CHARGE BUNGLE BENEFITS RAPIST

Correct me if I am wrong here, but the view of this picture seems to be focused incorrectly and it has become quite fuzzy! A new trend seems to have appeared over the last couple of years where the perpetrator seems to have all the rights and the victims rights seem to have been lost along the way! Who cares what was written on a piece of paper and that the words were not 100% accurate - the fact of the matter is that this man raped a women. Not only did he rape her, but he did so with the full knowledge that he is HIV positive - effectively giving her a "death sentence"! Quite unperturbed that he has inflicted a death sentence on someone, he was also visciously violent towards her and yet all of this seems to have been overlooked and not considered at all because "the charge against him had not been correctly framed".!

Personally, I think that it is time that we, as a society got back to the basics and instead of giving all the power to the people, who abuse it in the worst way, we give it back to the victim from who it was taken in the first place!

The rapist has given his victim a death sentence, he should be punised with the equivalent - he should be given a life sentence!

Regards
Nikki

Ingrid Oellermann November 13 2006 at 07:02AM

An HIV-positive man who raped a 43-year-old woman while knowing his HIV status, and who also "savagely" assaulted his victim during the incident last September, escaped a life imprisonment sentence on Friday because the charge against him had not been correctly framed in the charge sheet. Acting Judge Raj Badal said in the Pietermaritzburg High Court that there were two provisions under the Minimum Sentencing Act (the Criminal Law Amendment Act of 1997) in terms of which Mbongwa Petros Sithole, 39, of Inchanga, would have faced a minimum sentence of life imprisonment. One of these was the fact that he was HIV-positive at the time of the rape - which is seen as an aggravating factor - and the fact that he had subjected the victim to grievous bodily harm.

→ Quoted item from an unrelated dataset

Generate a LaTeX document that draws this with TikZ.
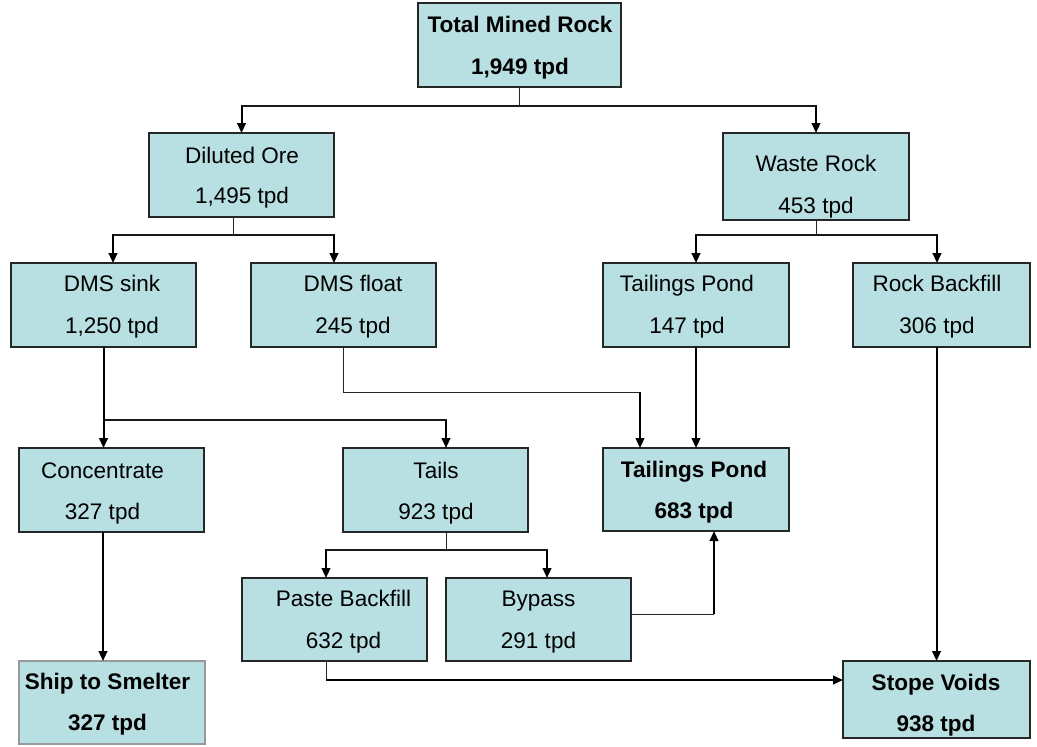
\documentclass[tikz,border=0pt]{standalone}
\usepackage{fontspec}
\setmainfont{Liberation Sans}
\usetikzlibrary{arrows.meta,calc}
\definecolor{boxfill}{HTML}{B8DFE2}
\begin{document}
\begin{tikzpicture}[x=0.75pt,y=-0.75pt,
  box/.style={draw=black!85,line width=0.8pt,fill=boxfill,inner sep=0pt,outer sep=0pt},
  lbl/.style={font=\fontsize{16.9}{20}\selectfont,inner sep=0pt,text height=12pt,text depth=0pt,anchor=center},
  blbl/.style={lbl,font=\fontsize{16.9}{20}\selectfont\bfseries},
  thinln/.style={line width=0.75pt,draw=black!85},
  hln/.style={line width=1pt,draw=black!90,line cap=rect},
  arr/.style={line width=1.5pt,-{Triangle[length=7.5pt,width=6.5pt]}},
]
\useasboundingbox (0,0) rectangle (1037,746);

% boxes
\node[box,minimum width=152.25pt,minimum height=63pt] (tmr) at (519.5,45) {};
\node[box,minimum width=138.75pt,minimum height=63pt] (dil) at (241.5,175) {};
\node[box,minimum width=139.5pt,minimum height=65.25pt] (waste) at (816,176.5) {};
\node[box,minimum width=138.75pt,minimum height=63pt] (sink) at (103.5,305) {};
\node[box,minimum width=138.75pt,minimum height=63pt] (float) at (343.5,305) {};
\node[box,minimum width=139.5pt,minimum height=63pt] (pondA) at (696,305) {};
\node[box,minimum width=132.75pt,minimum height=63pt] (rock) at (941.5,305) {};
\node[box,minimum width=138.75pt,minimum height=63pt] (conc) at (111.5,490) {};
\node[box,minimum width=138.75pt,minimum height=63pt] (tails) at (435.5,490) {};
\node[box,minimum width=139.5pt,minimum height=62.25pt] (pondB) at (696,489.5) {};
\node[box,minimum width=138.75pt,minimum height=62.25pt] (paste) at (334.5,619.5) {};
\node[box,minimum width=138.75pt,minimum height=62.25pt] (bypass) at (538.5,619.5) {};
\node[box,draw=gray!80,minimum width=139.5pt,minimum height=62.25pt] (ship) at (112,702.5) {};
\node[box,minimum width=140.25pt,minimum height=57.75pt] (stope) at (936.5,699.5) {};

% texts
\node[blbl] (t1a) at (520,24) {Total Mined Rock};
\node[blbl] (t1b) at (520,66) {1,949 tpd};
\node[lbl] (t2a) at (242,155) {Diluted Ore};
\node[lbl] (t2b) at (242,195) {1,495 tpd};
\node[lbl] (t3a) at (816,163) {Waste Rock};
\node[lbl] (t3b) at (816,205) {453 tpd};
\node[lbl] (t4a) at (112,283) {DMS sink};
\node[lbl] (t4b) at (112,325) {1,250 tpd};
\node[lbl] (t5a) at (353,283) {DMS float};
\node[lbl] (t5b) at (353,325) {245 tpd};
\node[lbl] (t6a) at (687,283) {Tailings Pond};
\node[lbl] (t6b) at (687,325) {147 tpd};
\node[lbl] (t7a) at (937,283) {Rock Backfill};
\node[lbl] (t7b) at (937,325) {306 tpd};
\node[lbl] (t8a) at (102.5,470) {Concentrate};
\node[lbl] (t8b) at (102.5,511) {327 tpd};
\node[lbl] (t9a) at (436,470) {Tails};
\node[lbl] (t9b) at (436,511) {923 tpd};
\node[blbl] (t10a) at (694,469) {Tailings Pond};
\node[blbl] (t10b) at (694,510) {683 tpd};
\node[lbl] (t11a) at (343.5,598) {Paste Backfill};
\node[lbl] (t11b) at (343.5,640) {632 tpd};
\node[lbl] (t12a) at (538.5,598) {Bypass};
\node[lbl] (t12b) at (538.5,640) {291 tpd};
\node[blbl] (t13a) at (107.5,681) {Ship to Smelter};
\node[blbl] (t13b) at (107.5,722) {327 tpd};
\node[blbl] (t14a) at (936,682) {Stope Voids};
\node[blbl] (t14b) at (936,723) {938 tpd};

% helper coordinates
\coordinate (j1) at (519.5,106);
\coordinate (j2) at (233,235);
\coordinate (j3) at (816,235);
\coordinate (j4) at (103.5,420);
\coordinate (j5) at (640,392);
\coordinate (j6) at (446,550);
\coordinate (sinkN) at ($(sink.north)+(9.5,0)$);
\coordinate (floatN) at ($(float.north)+(-9.5,0)$);
\coordinate (rockN) at ($(rock.north)+(-4.5,0)$);
\coordinate (tailsN) at ($(tails.north)+(10.5,0)$);
\coordinate (concS) at ($(conc.south)+(-8.5,0)$);
\coordinate (pasteN) at ($(paste.north)+(-8.5,0)$);
\coordinate (pasteS) at ($(paste.south)+(-8.5,0)$);
\coordinate (bypassN) at ($(bypass.north)+(8.5,0)$);
\coordinate (byE) at ($(bypass.east)+(0,-5.5)$);
\coordinate (pbS) at ($(pondB.south)+(18,0)$);
\coordinate (stopeW) at ($(stope.west)+(0,-19.5)$);

% tree from Total Mined Rock
\draw[thinln] (tmr.south) -- (j1);
\draw[hln] (dil.north |- j1) -- (waste.north |- j1);
\draw[arr] (dil.north |- j1) -- (dil.north);
\draw[arr] (waste.north |- j1) -- (waste.north);

% tree from Diluted Ore
\draw[thinln] (dil.south -| j2) -- (j2);
\draw[hln] (sinkN |- j2) -- (floatN |- j2);
\draw[arr] (sinkN |- j2) -- (sinkN);
\draw[arr] (floatN |- j2) -- (floatN);

% tree from Waste Rock
\draw[thinln] (waste.south) -- (j3);
\draw[hln] (pondA.north |- j3) -- (rockN |- j3);
\draw[arr] (pondA.north |- j3) -- (pondA.north);
\draw[arr] (rockN |- j3) -- (rockN);

% DMS sink to Concentrate and Tails
\draw[arr] (sink.south) -- (sink.south |- conc.north);
\draw[hln] (j4) -- (tailsN |- j4);
\draw[arr] (tailsN |- j4) -- (tailsN);

% DMS float to Tailings Pond
\draw[thinln] (float.south) -- (float.south |- j5) -- (j5);
\draw[arr] (j5) -- (j5 |- pondB.north);

% Tailings Pond to Tailings Pond
\draw[arr] (pondA.south) -- (pondB.north);

% Rock Backfill to Stope Voids
\draw[arr] (stope.north |- rock.south) -- (stope.north);

% Concentrate to Ship to Smelter
\draw[arr] (concS) -- (concS |- ship.north);

% tree from Tails
\draw[thinln] (tailsN |- tails.south) -- (tailsN |- j6);
\draw[hln] (pasteN |- j6) -- (bypassN |- j6);
\draw[arr] (pasteN |- j6) -- (pasteN);
\draw[arr] (bypassN |- j6) -- (bypassN);

% Bypass to Tailings Pond
\draw[thinln] (byE) -- (pbS |- byE);
\draw[arr] (pbS |- byE) -- (pbS);

% Paste Backfill to Stope Voids
\draw[thinln] (pasteS) -- (pasteS |- stopeW);
\draw[arr] (pasteS |- stopeW) -- (stopeW);
\end{tikzpicture}
\end{document}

However, because Sithole was not told before his conviction on the rape charge that he might face a term of life imprisonment, and was warned that he could face a maximum of 15 years' imprisonment, the High Court found it would not be proper under the circumstances to invoke the provisions of the minimum sentences Act and impose life imprisonment on him. Sithole was sentenced by Badal to 15 years' imprisonment. The judge said the Camperdown regional magistrate and the prosecutor who had dealt with the case had not been aware of Sithole's HIV-positive status until he (Sithole) had given evidence in the case and could not be blamed because only he had known his status. However, the same did not apply to the grievous bodily harm that had accompanied the rape, said Badal. "The prosecutor was armed with these facts and should have alerted the court and framed the charge sheet in terms of the (relevant) Act," the judge said. State advocate Deelan Naidoo confirmed that the failure to correctly frame the charge sheet would be investigated.